Layout ideas & suggestions


Right now I'm considering an oval with the HO and incorporate N gauge somehow in suburban and oral scenery. How hard is it to mesh HO scale with N scale buildings, etc.?

Think outside of the box.
One foot away in HO is 87 feet away.
Look outside at something 87 feet away and see the difference from something close up.
See a building 174 feet away. Transfer that on a layout and it is two feet away.

Then do selective compression. You are doing that already. What is actually on your layout? Stations and Yards are in reality much further away than on the layout and larger.

The placing of N scale buildings has to be carefully done. Have a reason for the building to be there in the first place. Hide the building in plain sight. Do that with placing trees and rises in the ground. Do that right and it is easy.

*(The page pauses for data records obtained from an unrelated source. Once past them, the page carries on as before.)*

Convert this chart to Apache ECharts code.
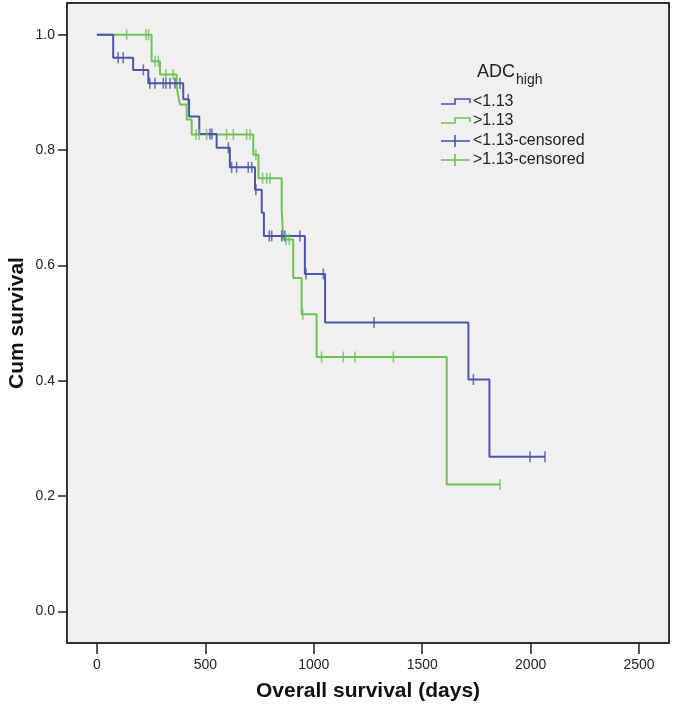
<!DOCTYPE html>
<html>
<head>
<meta charset="utf-8">
<script src="https://cdn.jsdelivr.net/npm/echarts@6/dist/echarts.min.js"></script>
<style>
html,body{margin:0;padding:0;background:#fff;}
#chart{width:674px;height:715px;}
</style>
</head>
<body>
<div id="chart"></div>
<script>
// ---- data ----
const xTicks = [0, 500, 1000, 1500, 2000, 2500];
const yTicks = [0, 0.2, 0.4, 0.6, 0.8, 1.0];

const legendTitle = 'ADC';
const legendTitleSub = 'high';
const seriesNames = ['<1.13', '>1.13', '<1.13-censored', '>1.13-censored'];

// group <1.13 : event times and survival after each step
const lowTimes = [0, 75, 167, 237, 398, 425, 472, 552, 613, 729, 760, 770, 959, 1052, 1713, 1810];
const lowSurv  = [1.0, 0.96, 0.939, 0.916, 0.888, 0.858, 0.828, 0.804, 0.770, 0.731, 0.691, 0.651, 0.585, 0.501, 0.402, 0.268];
const lowEnd = 2066;
const lowCensored = [98, 121, 214, 244, 268, 306, 318, 337, 360, 383, 421, 521, 530, 606, 621, 644, 698, 714, 733, 795, 806, 852, 867, 936, 964, 1044, 1278, 1736, 1997, 2066];

// group >1.13
const highTimes = [0, 252, 291, 368, 375, 383, 414, 437, 721, 745, 852, 859, 905, 944, 1013, 1613];
const highSurv  = [1.0, 0.954, 0.931, 0.910, 0.894, 0.879, 0.853, 0.827, 0.792, 0.751, 0.697, 0.645, 0.578, 0.515, 0.441, 0.220];
const highEnd = 1859;
const highCensored = [137, 226, 238, 268, 283, 318, 352, 457, 472, 506, 598, 629, 690, 706, 733, 764, 783, 798, 872, 887, 949, 1036, 1136, 1190, 1367, 1859];

const blue = '#4a56a9';
const green = '#6fc257';

function stepData(times, surv, end) {
  const pts = times.map((t, i) => [t, surv[i]]);
  pts.push([end, surv[surv.length - 1]]);
  return pts;
}
function survAt(times, surv, t) {
  let s = surv[0];
  for (let i = 0; i < times.length; i++) if (times[i] <= t) s = surv[i];
  return s;
}
function censorData(times, surv, cens) {
  return cens.map(t => [t, survAt(times, surv, t)]);
}

const chart = echarts.init(document.getElementById('chart'), null, {renderer: 'canvas'});
const font = 'Liberation Sans, Arial, sans-serif';

// legend drawn as graphic items (step icon / censor icon)
const lx0 = 441, lx1 = 470, ltx = 473;
const ly = [102, 121, 141, 160];
function stepIcon(y, color) {
  return {type: 'polyline', z: 100, silent: true,
    shape: {points: [[lx0, y + 2], [lx0 + 14, y + 2], [lx0 + 14, y - 3], [lx1, y - 3], [lx1, y + 1]]},
    style: {stroke: color, lineWidth: 1.6, fill: null}};
}
function censorIcon(y, color) {
  return [
    {type: 'line', z: 100, silent: true, shape: {x1: lx0, y1: y, x2: lx1, y2: y}, style: {stroke: color, lineWidth: 1.6}},
    {type: 'line', z: 100, silent: true, shape: {x1: lx0 + 14, y1: y - 6, x2: lx0 + 14, y2: y + 6}, style: {stroke: color, lineWidth: 1.6}}
  ];
}
function legendText(y, txt) {
  return {type: 'text', z: 100, silent: true, x: ltx, y: y,
    style: {text: txt, fill: '#222', font: '16px ' + font, verticalAlign: 'middle'}};
}

const graphics = [
  {type: 'text', z: 100, silent: true, x: 477, y: 72,
    style: {text: legendTitle, fill: '#222', font: '18px ' + font, verticalAlign: 'middle'}},
  {type: 'text', z: 100, silent: true, x: 516, y: 80,
    style: {text: legendTitleSub, fill: '#222', font: '14px ' + font, verticalAlign: 'middle'}},
  stepIcon(ly[0], blue), legendText(ly[0], seriesNames[0]),
  stepIcon(ly[1], green), legendText(ly[1], seriesNames[1]),
  ...censorIcon(ly[2], blue), legendText(ly[2], seriesNames[2]),
  ...censorIcon(ly[3], green), legendText(ly[3], seriesNames[3])
];

const option = {
  animation: false,
  backgroundColor: '#ffffff',
  textStyle: {fontFamily: font},
  grid: {left: 67, right: 5, top: 3, bottom: 72, show: true, containLabel: false, outerBoundsMode: 'none',
    backgroundColor: '#f0f0f0', borderColor: '#333', borderWidth: 2},
  xAxis: {
    type: 'value', min: -138, max: 2638,
    name: 'Overall survival (days)', nameLocation: 'middle', nameGap: 38, nameMoveOverlap: false,
    nameTextStyle: {fontSize: 21, fontWeight: 'bold', color: '#111', fontFamily: font},
    axisLine: {show: false, onZero: false},
    axisTick: {show: true, customValues: xTicks, length: 11, lineStyle: {color: '#222', width: 1.5}},
    axisLabel: {customValues: xTicks, margin: 15, fontSize: 14, color: '#222', fontFamily: font,
      formatter: v => String(v)},
    splitLine: {show: false}
  },
  yAxis: {
    type: 'value', min: -0.055, max: 1.055,
    name: 'Cum survival', nameLocation: 'middle', nameGap: 39, nameMoveOverlap: false,
    nameTextStyle: {fontSize: 21, fontWeight: 'bold', color: '#111', fontFamily: font},
    axisLine: {show: false, onZero: false},
    axisTick: {show: true, customValues: yTicks, length: 9, lineStyle: {color: '#222', width: 1.5}},
    axisLabel: {customValues: yTicks, margin: 12, fontSize: 14, color: '#222', fontFamily: font,
      formatter: v => v.toFixed(1)},
    splitLine: {show: false}
  },
  series: [
    {name: seriesNames[0], type: 'line', step: 'end', symbol: 'none', silent: true,
      data: stepData(lowTimes, lowSurv, lowEnd), lineStyle: {color: blue, width: 2}, z: 3},
    {name: seriesNames[1], type: 'line', step: 'end', symbol: 'none', silent: true,
      data: stepData(highTimes, highSurv, highEnd), lineStyle: {color: green, width: 2}, z: 2},
    {name: seriesNames[2], type: 'scatter', symbol: 'rect', symbolSize: [1.6, 11], silent: true,
      data: censorData(lowTimes, lowSurv, lowCensored), itemStyle: {color: blue}, z: 4},
    {name: seriesNames[3], type: 'scatter', symbol: 'rect', symbolSize: [1.6, 11], silent: true,
      data: censorData(highTimes, highSurv, highCensored), itemStyle: {color: green}, z: 4}
  ],
  graphic: graphics
};
chart.setOption(option);
</script>
</body>
</html>
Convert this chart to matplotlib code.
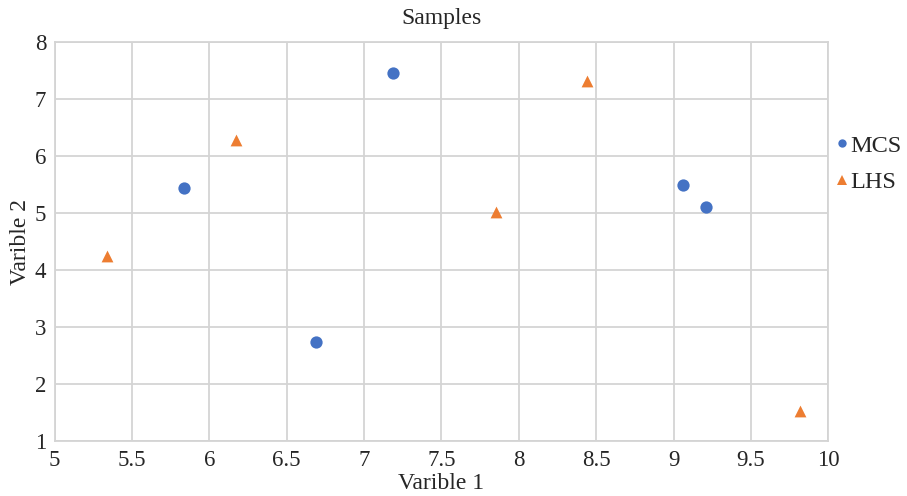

Just do not 'plonk' a building down in the distance. It does not work.
 
Think outside of the box.
One foot away in HO is 87 feet away.
Look outside at something 87 feet away and see the difference from something close up.
See a building 174 feet away. Transfer that on a layout and it is two feet away.

Then do selective compression. You are doing that already. What is actually on your layout? Stations and Yards are in reality much further away than on the layout and larger.

The placing of N scale buildings has to be carefully done. Have a reason for the building to be there in the first place. Hide the building in plain sight. Do that with placing trees and rises in the ground. Do that right and it is easy.

Just do not 'plonk' a building down in the distance. It does not work.
And provide some sort of "break" in the "ground". That is one can't just have a flat plane or plain view from one building to the another. A slight rise so that the eye cannot trace a direct line. Or a line of trees, telephone line, fence line, or even the buildings themselves.

I am thinking of looking at a road end on. It goes over one hill x wide and disappears over the top, comes up the next hill further away so it is only x/2 wide, then the next hill it reappears only x/3 wide.
 
And provide some sort of "break" in the "ground". That is one can't just have a flat plane or plain view from one building to the another. A slight rise so that the eye cannot trace a direct line. Or a line of trees, telephone line, fence line, or even the buildings themselves.

I am thinking of looking at a road end on. It goes over one hill x wide and disappears over the top, comes up the next hill further away so it is only x/2 wide, then the next hill it reappears only x/3 wide.
Each time it appears over the hill have the road slightly to the left or right and narrower.
A good way is also to curve the road away in the distance and is easy to 'hide' as it disappears.